THE PRACTITIONER’S COMPANION
Friday 13 February 2026

Housing Australia under scrutiny with slow pace of new homes

Current trends show a small number of homes completed but experts believe new funding measures will see a marked increase this year

Published February 13, 2026 2 min read
Housing Australia is tipping an influx of social and affordable homes in 2026

HALF way through a Housing Australia five-year plan to build 40,000 homes, only two per cent have been completed.

A report in the Australian Financial Review shows only 895 social and affordable homes in the Housing Australia Future Fund’s 40,000-home plan have been built across Sydney, Melbourne and Adelaide.

And that’s two years into the five-year target.

The homes built include multi-building developments delivered through partnerships between specialist affordable housing developers and community housing providers.

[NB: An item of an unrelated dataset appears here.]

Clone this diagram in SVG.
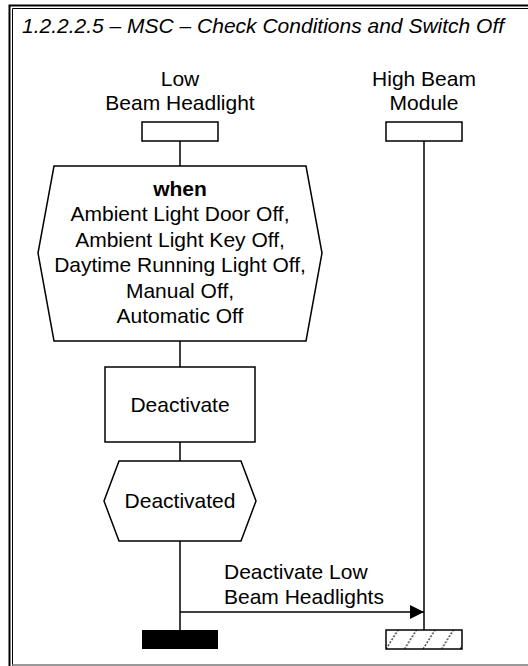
<svg xmlns="http://www.w3.org/2000/svg" width="528" height="666" viewBox="0 0 528 666">
<style>
text{font-family:"Liberation Sans",Arial,sans-serif;font-size:21px;fill:#000}
.c{text-anchor:middle}
.shape{fill:#fff;stroke:#000;stroke-width:1.5}
.line{stroke:#000;stroke-width:1.5;fill:none}
</style>
<defs>
<pattern id="hatch" patternUnits="userSpaceOnUse" width="18.5" height="19" x="386" y="630">
<line x1="0" y1="19" x2="12" y2="0" stroke="#444" stroke-width="1.5" stroke-dasharray="2 1.5"/>
</pattern>
<marker id="arr" markerWidth="14" markerHeight="14" refX="14" refY="7" orient="auto" markerUnits="userSpaceOnUse">
<path d="M0,0 L14,7 L0,14 Z" fill="#000"/>
</marker>
</defs>
<rect width="528" height="666" fill="#fff"/>
<g id="frame">
<path d="M9.5,666 V5.5 H528" fill="none" stroke="#000" stroke-width="2"/>
<path d="M12.5,666 V8.5 H528" fill="none" stroke="#000" stroke-width="1"/>
<line x1="12" y1="665" x2="528" y2="665" stroke="#777" stroke-width="1.5"/>
<text x="22" y="33" font-style="italic">1.2.2.2.5 – MSC – Check Conditions and Switch Off</text>
</g>
<g id="connectors">
<line class="line" x1="180" y1="141" x2="180" y2="166"/>
<line class="line" x1="180" y1="341" x2="180" y2="367"/>
<line class="line" x1="180" y1="442" x2="180" y2="461"/>
<line class="line" x1="180" y1="541" x2="180" y2="630"/>
<line class="line" x1="424" y1="141" x2="424" y2="630"/>
<line class="line" x1="180" y1="612" x2="424" y2="612" marker-end="url(#arr)"/>
<text x="224" y="579">Deactivate Low</text>
<text x="224" y="604">Beam Headlights</text>
</g>
<g id="lowbeam">
<text class="c" x="180" y="86">Low</text>
<text class="c" x="180" y="110">Beam Headlight</text>
<rect class="shape" x="142" y="122" width="76" height="19"/>
</g>
<g id="highbeam">
<text class="c" x="424" y="86">High Beam</text>
<text class="c" x="424" y="110">Module</text>
<rect class="shape" x="386" y="122" width="76" height="19"/>
</g>
<g id="condition">
<polygon class="shape" points="54,166 306,166 322,253 306,341 54,341 38,253"/>
<text class="c" x="180" y="196" font-weight="bold">when</text>
<text class="c" x="180" y="221">Ambient Light Door Off,</text>
<text class="c" x="180" y="247">Ambient Light Key Off,</text>
<text class="c" x="180" y="272">Daytime Running Light Off,</text>
<text class="c" x="180" y="298">Manual Off,</text>
<text class="c" x="180" y="323">Automatic Off</text>
</g>
<g id="deactivate">
<rect class="shape" x="105" y="367" width="150" height="75"/>
<text class="c" x="180" y="412">Deactivate</text>
</g>
<g id="deactivated">
<polygon class="shape" points="119,461 241,461 256,501 241,541 119,541 104,501"/>
<text class="c" x="180" y="508">Deactivated</text>
</g>
<g id="stop-low">
<rect x="142" y="630" width="76" height="19" fill="#000"/>
</g>
<g id="stop-high">
<rect x="386" y="630" width="76" height="19" fill="url(#hatch)" stroke="#000" stroke-width="1.5"/>
</g>
</svg>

While the absolute number is modest relative to national need, sector analysts note that affordable housing delivery cycles are typically back-loaded due to planning, approvals, financing and construction lead times.

Despite the apparent slow pace of building thus far, Housing Australia has indicated that output is expected to accelerate significantly.

The agency reports nearly 9500 homes are currently under development and more than 8000 are in planning.

It forecasts up to 3000 HAFF-supported social and affordable dwellings could become operational in 2026.

Delivery data from the first two funding rounds shows a meaningful difference between procurement pathways.

Applicant-led developments, where approved providers manage and build projects directly, have produced more completed homes to date than turnkey acquisitions purchased from third-party developers.

This outcome is notable because turnkey purchases were initially positioned as a faster pathway to bring stock online. In practice, applicant-led projects have outperformed early expectations on delivery volume, though both models remain active within the program.

The third HAFF funding round introduces shorter delivery windows, with successful bidders required to have homes operational by mid-2029.

This compresses project timelines compared with earlier rounds and may influence bidders toward faster-to-deliver turnkey pathways, although Housing Australia maintains that ground-up developments remain viable within the schedule.

Financing structures are also evolving.

Round three increases the concessional loan component to 20 per cent for the contract term, alongside senior debt facilities.

Some community housing providers have raised concerns that the higher overall debt exposure, which becomes interest-bearing after 25 years, could pressure balance sheets and potentially force asset sales later, risking removal of stock from the affordable pool.

Housing Australia says asset value growth and portfolio structuring should support long-term retention.

The key measure of HAFF’s success will not be approvals or funding allocations but operational dwellings delivered and retained as affordable stock over time.

The current gap between targets and completions highlights the structural friction in scaling affordable housing nationally, from procurement design and funding mechanics to construction capacity and location suitability.

If the projected construction surge materialises, HAFF could still meet its aggregate targets within the revised delivery curve.

If not, pressure will likely intensify for procurement reform, financing adjustments and closer performance oversight.